[EXTRACTED INFORMATION start]

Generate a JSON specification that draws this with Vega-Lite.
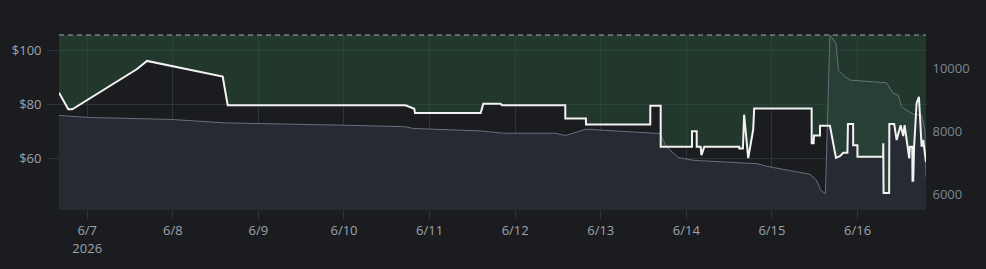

[EXTRACTED INFORMATION end]
[EXTRACTED INFORMATION start]

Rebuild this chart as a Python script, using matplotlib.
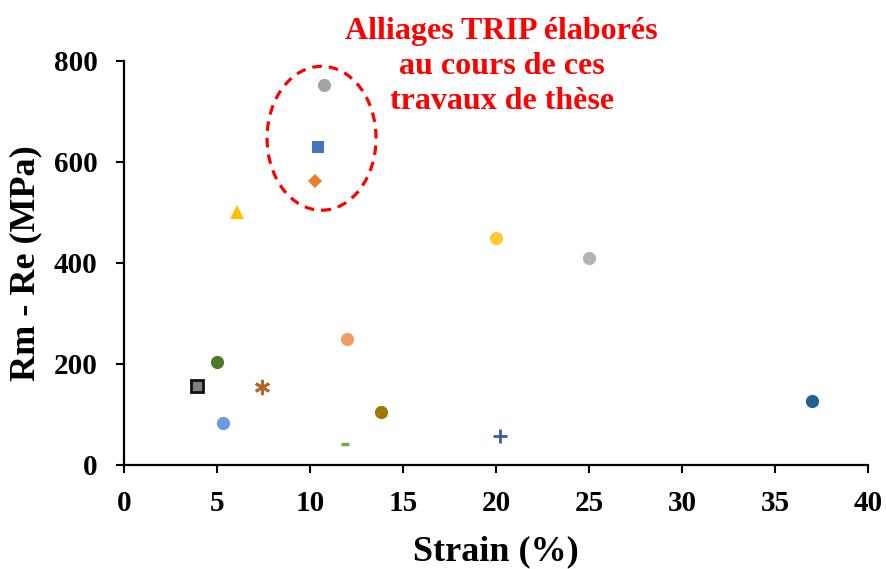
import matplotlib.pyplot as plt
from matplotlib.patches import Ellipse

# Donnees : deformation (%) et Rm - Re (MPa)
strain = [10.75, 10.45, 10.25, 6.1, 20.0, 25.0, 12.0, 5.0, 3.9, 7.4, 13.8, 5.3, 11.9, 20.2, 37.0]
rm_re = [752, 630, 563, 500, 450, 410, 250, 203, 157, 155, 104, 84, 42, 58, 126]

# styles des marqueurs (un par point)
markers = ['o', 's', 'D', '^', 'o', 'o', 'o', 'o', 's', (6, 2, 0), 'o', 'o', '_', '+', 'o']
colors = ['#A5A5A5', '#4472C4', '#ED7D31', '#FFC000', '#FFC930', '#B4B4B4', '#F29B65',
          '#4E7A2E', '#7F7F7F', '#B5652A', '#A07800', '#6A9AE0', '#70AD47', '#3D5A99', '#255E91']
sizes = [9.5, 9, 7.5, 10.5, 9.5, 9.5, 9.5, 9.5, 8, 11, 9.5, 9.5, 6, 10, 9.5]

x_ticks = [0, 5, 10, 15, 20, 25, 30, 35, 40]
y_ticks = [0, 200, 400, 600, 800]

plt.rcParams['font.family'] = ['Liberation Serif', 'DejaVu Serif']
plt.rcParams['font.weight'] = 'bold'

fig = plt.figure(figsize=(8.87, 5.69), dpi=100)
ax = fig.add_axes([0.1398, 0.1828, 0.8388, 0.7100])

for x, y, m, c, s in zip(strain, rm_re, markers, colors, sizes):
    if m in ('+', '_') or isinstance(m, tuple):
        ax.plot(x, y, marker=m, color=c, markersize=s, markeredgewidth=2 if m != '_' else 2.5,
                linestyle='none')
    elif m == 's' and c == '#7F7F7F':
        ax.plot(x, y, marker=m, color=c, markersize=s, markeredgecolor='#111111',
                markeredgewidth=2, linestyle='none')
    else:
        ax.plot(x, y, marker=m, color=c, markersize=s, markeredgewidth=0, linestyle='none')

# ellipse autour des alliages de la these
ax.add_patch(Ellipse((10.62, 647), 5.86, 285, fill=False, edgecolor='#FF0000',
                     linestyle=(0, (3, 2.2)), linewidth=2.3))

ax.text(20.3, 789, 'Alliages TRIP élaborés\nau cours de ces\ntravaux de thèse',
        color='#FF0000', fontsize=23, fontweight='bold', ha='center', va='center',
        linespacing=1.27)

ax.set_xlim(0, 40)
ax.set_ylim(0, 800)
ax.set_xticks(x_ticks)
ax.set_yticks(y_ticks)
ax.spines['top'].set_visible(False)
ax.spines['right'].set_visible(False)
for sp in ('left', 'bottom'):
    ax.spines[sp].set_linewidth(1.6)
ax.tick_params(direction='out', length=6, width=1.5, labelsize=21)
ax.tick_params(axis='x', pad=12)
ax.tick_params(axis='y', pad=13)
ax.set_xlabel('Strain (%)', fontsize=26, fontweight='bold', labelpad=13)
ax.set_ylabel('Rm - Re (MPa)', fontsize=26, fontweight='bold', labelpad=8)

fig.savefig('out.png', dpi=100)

[EXTRACTED INFORMATION end]
[EXTRACTED INFORMATION start]

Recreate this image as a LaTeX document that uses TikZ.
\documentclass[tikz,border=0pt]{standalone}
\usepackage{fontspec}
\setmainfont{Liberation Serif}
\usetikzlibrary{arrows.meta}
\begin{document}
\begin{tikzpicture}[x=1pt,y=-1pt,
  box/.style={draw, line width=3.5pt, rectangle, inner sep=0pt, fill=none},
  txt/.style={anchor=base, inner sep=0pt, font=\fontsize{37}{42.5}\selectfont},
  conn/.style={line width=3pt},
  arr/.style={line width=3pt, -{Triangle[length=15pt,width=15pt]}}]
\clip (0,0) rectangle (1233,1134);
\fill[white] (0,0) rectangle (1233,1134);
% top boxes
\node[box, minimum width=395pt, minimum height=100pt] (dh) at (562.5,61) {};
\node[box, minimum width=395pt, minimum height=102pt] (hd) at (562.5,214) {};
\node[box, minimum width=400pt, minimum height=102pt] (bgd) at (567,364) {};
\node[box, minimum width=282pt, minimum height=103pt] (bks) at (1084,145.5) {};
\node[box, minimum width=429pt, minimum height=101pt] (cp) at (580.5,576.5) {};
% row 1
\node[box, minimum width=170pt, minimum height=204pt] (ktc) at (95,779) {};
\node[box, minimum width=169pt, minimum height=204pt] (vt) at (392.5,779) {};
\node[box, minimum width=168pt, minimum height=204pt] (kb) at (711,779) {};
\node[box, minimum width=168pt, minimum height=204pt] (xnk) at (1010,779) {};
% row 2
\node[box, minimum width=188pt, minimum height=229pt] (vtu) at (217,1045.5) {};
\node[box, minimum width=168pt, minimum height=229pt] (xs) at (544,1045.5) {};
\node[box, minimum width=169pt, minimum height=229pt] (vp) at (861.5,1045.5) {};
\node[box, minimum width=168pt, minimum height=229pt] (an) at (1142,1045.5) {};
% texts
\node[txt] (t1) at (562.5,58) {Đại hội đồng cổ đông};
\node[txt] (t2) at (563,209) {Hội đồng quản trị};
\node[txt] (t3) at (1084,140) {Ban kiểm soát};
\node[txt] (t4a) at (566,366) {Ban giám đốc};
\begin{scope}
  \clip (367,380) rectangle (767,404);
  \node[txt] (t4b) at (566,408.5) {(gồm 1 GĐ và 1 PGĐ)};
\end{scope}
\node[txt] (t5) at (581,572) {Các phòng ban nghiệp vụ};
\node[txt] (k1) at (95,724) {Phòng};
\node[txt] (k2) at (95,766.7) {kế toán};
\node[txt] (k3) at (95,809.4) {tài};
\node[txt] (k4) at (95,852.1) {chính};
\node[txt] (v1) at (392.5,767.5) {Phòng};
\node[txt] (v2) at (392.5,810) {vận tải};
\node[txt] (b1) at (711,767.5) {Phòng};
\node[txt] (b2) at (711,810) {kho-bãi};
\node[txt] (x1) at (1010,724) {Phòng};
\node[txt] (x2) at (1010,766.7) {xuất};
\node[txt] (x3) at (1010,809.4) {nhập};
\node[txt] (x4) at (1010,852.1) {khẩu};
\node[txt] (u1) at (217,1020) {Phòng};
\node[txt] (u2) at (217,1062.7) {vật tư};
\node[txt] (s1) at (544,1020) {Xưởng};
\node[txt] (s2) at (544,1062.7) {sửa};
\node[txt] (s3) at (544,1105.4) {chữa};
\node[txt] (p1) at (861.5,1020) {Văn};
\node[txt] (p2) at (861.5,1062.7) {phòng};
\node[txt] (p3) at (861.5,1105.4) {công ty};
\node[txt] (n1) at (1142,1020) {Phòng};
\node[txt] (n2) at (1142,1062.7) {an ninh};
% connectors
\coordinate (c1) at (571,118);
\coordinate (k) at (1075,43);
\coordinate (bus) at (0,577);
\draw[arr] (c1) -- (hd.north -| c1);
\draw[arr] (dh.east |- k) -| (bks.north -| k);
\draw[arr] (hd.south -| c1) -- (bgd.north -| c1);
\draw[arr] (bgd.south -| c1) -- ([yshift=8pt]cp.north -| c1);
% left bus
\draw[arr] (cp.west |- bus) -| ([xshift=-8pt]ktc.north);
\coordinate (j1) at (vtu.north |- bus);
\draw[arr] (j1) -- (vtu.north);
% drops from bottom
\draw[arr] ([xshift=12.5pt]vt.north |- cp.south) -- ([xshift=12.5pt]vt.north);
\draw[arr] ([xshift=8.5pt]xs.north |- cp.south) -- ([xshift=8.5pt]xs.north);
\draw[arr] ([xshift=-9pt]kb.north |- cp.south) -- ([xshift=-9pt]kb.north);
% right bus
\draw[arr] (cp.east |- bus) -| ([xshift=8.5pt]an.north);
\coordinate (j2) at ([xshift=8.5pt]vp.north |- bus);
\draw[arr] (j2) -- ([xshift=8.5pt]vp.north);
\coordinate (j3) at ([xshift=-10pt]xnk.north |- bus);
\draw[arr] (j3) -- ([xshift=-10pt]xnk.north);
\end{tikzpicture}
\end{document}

[EXTRACTED INFORMATION end]

Extract the part of the records that opens with the line containing "Rebuild this chart" and closes with the line containing "42, 58, 126]". Take only those lines, exactly, and no pictures.

Rebuild this chart as a Python script, using matplotlib.
import matplotlib.pyplot as plt
from matplotlib.patches import Ellipse

# Donnees : deformation (%) et Rm - Re (MPa)
strain = [10.75, 10.45, 10.25, 6.1, 20.0, 25.0, 12.0, 5.0, 3.9, 7.4, 13.8, 5.3, 11.9, 20.2, 37.0]
rm_re = [752, 630, 563, 500, 450, 410, 250, 203, 157, 155, 104, 84, 42, 58, 126]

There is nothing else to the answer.